Some of the United States’ youngest Catholics, those just entering voting age, might offer a vision of the Church’s future political direction. In interviews with the HPR, Matthew Colford, co-president of Stanford’s ESTEEM Catholic student group, and Father Bernard Campbell, pastor of Newman Hall-Holy Spirit Parish at the University of California-Berkeley, agreed that many college-aged Catholics appreciate the renewed interest in the faith furnished by Francis—including among their non-Catholic peers. Yet it remains uncertain how this pope-of-good-feelings could indirectly nudge young Catholics to a particular political identity. Father Peter Rocca, rector of the Basilica of the Sacred Heart at Notre Dame, said Francis is showing “how we can be a more compassionate, more loving, more forgiving Church.” Students, he claims, admire that Francis “is not a theologian so much as a pastor.” However, Rocca added that Francis has called attention to a broad band of issues that should bear importance for the Church. His message cannot be neatly categorized along American political lines.
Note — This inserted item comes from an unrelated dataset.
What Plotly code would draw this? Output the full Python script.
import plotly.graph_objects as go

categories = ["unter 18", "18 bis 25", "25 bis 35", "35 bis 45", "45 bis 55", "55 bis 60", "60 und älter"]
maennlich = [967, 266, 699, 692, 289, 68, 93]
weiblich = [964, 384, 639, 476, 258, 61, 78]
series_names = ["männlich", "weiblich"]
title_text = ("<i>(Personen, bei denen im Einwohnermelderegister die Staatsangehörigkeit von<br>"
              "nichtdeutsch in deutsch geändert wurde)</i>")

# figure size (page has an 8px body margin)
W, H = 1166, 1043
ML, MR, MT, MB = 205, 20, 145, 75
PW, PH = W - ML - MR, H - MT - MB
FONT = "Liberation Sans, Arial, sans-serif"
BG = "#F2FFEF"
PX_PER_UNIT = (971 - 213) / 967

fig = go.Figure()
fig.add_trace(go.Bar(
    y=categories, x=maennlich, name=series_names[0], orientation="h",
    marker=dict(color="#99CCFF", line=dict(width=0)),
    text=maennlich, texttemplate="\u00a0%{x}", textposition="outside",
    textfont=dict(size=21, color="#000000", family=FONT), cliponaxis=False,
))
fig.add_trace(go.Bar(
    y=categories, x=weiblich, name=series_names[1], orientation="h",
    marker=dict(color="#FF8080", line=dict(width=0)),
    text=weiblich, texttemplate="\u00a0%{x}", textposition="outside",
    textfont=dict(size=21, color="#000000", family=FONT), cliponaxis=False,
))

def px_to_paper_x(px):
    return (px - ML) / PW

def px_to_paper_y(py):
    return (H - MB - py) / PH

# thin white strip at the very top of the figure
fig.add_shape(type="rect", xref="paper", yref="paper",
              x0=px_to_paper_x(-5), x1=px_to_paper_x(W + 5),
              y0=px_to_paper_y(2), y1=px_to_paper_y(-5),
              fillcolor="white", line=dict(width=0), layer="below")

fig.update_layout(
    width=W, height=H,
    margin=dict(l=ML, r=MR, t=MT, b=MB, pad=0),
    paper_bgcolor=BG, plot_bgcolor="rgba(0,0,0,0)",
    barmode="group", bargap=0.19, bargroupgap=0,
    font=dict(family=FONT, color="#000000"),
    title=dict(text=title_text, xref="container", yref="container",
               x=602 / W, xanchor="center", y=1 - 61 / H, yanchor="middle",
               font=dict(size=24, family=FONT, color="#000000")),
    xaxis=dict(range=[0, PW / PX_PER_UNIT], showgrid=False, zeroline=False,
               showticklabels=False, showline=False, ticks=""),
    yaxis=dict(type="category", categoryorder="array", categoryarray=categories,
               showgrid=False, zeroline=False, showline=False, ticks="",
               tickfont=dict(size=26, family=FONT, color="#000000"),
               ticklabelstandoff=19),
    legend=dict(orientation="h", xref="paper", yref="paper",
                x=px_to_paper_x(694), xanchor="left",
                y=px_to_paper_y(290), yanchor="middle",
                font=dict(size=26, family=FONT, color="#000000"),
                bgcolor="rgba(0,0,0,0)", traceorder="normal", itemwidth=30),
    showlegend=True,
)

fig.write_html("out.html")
Indeed, Francis’ holistic mission is a blend of elements that in American politics may be considered mutually exclusive: he oversees a Church that is staunchly against abortion and gay marriage, but he assigns special significance to issues of economic and social justice. This platform integrates elements of both social conservatism and economic progressivism, emerging as an outlier in the crowded field of American politics. To characterize Francis as turning “left” or “right” would oversimplify a mission rooted in faith and service, not politics. The immense symbolic importance of a changing papal message should not be denied. Nevertheless, Francis and his Church seek no political office; alliances with Democrats and Republicans seem to occur coincidentally and on a topic-specific level. To American voters, the pope is a paradox. Despite the changing message, no Catholic coalition will emerge from this complicated Church to become a serious new force in the electorate.